Dans une de ses lettres, il ajoutait en post-scriptum : « Je me marie vendredi. Elle s’appelle Françoise, elle a trois enfants, comme vous ». C’est un peu comme si, en épousant Françoise, il avait reconstitué le foyer qu’il avait connu chez nous.

Ma connaissance intime de Moitessier s’illustre lorsque, le 17 mars 1969, un message étonne le monde :

« Je continue, toujours sans escale ». Sans autre information, je dicte un court article au journal L’Aurore que j’intitule : « Un gigantesque pied de nez ».

Nous avons continué à beaucoup nous écrire, à nous rencontrer à Paris lorsqu’il y passait. Une anecdote : Bernard est à Paris pour un bref séjour. Je lui demande de venir dîner et préviens ma femme qui est à son bureau. Elle rentre, achète un gâteau à la pâtisserie voisine, repart fait d’autres courses, puis croise le serveur de la pâtisserie qui lui dit avec un air bizarre : « Je vous ai apporté votre gâteau que vous aviez oublié. Votre invité est déjà arrivé ». Mon épouse trouve Bernard couché de tout son long sur le palier, pieds nus, la tête sur sa besace, qui lui explique : « Il ne faut jamais manquer une occasion de se reposer », ce qui a de quoi étonner dans un immeuble bourgeois du XVIème arrondissement. 

Nous nous sommes revus à Tahiti lorsque nous y avons fait escale pendant notre premier tour du monde, en banlieue parisienne pendant les dernières années de la vie de Bernard. Il vivait dans le bel appartement de sa compagne Véronique, et malgré la maladie qui le rongeait peu à peu, s’efforçait de mener à bien l’écriture de son dernier livre, « Tamata ou l’alliance » dont il m’adressait les chapitres les uns après les autres. 

Pour le héros de La Longue Route, il y eut encore de grands moments.
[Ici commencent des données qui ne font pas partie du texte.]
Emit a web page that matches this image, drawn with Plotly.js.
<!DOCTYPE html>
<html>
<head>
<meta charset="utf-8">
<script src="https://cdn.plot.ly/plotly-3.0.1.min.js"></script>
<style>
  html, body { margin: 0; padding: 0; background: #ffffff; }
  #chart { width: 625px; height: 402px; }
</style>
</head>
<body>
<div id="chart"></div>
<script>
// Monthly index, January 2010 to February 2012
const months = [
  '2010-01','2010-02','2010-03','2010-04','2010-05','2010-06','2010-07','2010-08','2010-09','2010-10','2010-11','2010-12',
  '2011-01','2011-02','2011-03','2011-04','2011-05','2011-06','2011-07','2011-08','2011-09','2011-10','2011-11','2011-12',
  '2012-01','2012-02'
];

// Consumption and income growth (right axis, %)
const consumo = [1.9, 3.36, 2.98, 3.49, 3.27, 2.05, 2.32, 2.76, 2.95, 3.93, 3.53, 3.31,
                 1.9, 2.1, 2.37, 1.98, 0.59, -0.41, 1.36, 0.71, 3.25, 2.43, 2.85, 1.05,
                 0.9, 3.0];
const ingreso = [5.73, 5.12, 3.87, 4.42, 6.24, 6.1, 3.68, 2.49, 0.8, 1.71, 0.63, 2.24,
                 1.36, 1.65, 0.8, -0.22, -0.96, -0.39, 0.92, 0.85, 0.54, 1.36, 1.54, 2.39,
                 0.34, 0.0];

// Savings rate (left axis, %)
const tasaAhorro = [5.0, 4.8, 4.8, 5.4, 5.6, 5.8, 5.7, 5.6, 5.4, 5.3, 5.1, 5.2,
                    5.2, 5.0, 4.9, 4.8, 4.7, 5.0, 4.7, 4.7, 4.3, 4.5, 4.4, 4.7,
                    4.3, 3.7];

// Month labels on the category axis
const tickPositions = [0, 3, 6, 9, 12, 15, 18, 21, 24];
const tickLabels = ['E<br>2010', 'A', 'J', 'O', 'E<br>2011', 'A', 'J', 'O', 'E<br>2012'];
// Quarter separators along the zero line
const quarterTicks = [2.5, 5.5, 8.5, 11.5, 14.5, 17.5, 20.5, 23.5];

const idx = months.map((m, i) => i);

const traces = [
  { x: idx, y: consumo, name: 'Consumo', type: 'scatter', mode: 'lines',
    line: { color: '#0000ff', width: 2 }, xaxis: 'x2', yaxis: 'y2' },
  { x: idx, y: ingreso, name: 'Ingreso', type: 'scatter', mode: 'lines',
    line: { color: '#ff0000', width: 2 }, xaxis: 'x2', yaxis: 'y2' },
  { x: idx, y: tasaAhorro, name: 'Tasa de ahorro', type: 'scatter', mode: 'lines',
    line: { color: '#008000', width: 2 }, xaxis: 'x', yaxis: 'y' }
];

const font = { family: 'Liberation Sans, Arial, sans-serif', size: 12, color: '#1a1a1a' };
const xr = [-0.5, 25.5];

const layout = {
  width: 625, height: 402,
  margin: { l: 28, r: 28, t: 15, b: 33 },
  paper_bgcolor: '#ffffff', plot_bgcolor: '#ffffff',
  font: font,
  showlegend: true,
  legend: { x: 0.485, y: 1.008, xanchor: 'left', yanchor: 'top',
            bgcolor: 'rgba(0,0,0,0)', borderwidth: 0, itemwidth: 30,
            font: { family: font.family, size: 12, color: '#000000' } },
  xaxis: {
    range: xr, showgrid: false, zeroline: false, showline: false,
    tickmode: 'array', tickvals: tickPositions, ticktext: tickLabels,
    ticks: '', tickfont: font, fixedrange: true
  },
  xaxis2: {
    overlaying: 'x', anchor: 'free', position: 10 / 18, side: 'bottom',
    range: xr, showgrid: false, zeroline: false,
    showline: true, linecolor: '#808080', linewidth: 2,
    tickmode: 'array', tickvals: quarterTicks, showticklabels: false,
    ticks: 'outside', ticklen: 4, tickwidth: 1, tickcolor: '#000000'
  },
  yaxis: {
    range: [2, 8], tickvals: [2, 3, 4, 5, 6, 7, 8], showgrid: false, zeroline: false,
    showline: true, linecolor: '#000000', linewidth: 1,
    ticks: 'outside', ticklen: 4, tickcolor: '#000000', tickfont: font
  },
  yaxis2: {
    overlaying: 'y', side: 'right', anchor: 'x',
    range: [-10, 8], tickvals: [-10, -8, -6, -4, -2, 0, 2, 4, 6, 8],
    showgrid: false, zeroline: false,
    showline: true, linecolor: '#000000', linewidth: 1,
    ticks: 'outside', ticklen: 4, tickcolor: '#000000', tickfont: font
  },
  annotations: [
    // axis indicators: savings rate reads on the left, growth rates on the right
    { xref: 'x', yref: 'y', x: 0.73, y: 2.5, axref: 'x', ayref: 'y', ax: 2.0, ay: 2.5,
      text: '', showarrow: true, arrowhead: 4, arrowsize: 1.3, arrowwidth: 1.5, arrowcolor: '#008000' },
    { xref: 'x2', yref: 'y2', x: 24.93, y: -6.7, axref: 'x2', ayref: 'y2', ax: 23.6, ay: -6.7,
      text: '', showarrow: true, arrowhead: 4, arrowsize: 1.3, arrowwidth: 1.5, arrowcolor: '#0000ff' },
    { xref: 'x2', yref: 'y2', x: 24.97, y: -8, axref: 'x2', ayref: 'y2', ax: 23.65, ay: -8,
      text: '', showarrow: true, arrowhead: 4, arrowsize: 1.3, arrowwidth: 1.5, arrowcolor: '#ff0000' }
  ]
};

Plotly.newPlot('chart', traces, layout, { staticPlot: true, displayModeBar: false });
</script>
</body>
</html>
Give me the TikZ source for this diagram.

Les plus marquants furent sans doute le retour de Joshua à La Rochelle, et un voyage au Vietnam  dans le village de son enfance.

J’étais encore à son chevet, le 15 juin 1994, veille de sa mort. 

A la lumière de près de quarante ans d’une amitié fraternelle, de nombreuses conversations et d’une abondante correspondance, j’ai écrit en 2004, « Moitessier, le long sillage d’un homme libre » publié aux éditions du Seuil. Ce livre, paru également aux Etats-Unis et en Italie, se voulait à la fois un hommage, un témoignage, avec le désir de fournir quelques clés pour mieux comprendre une personnalité riche et complexe. Ce livre a été réédité par Arthaud en 2014.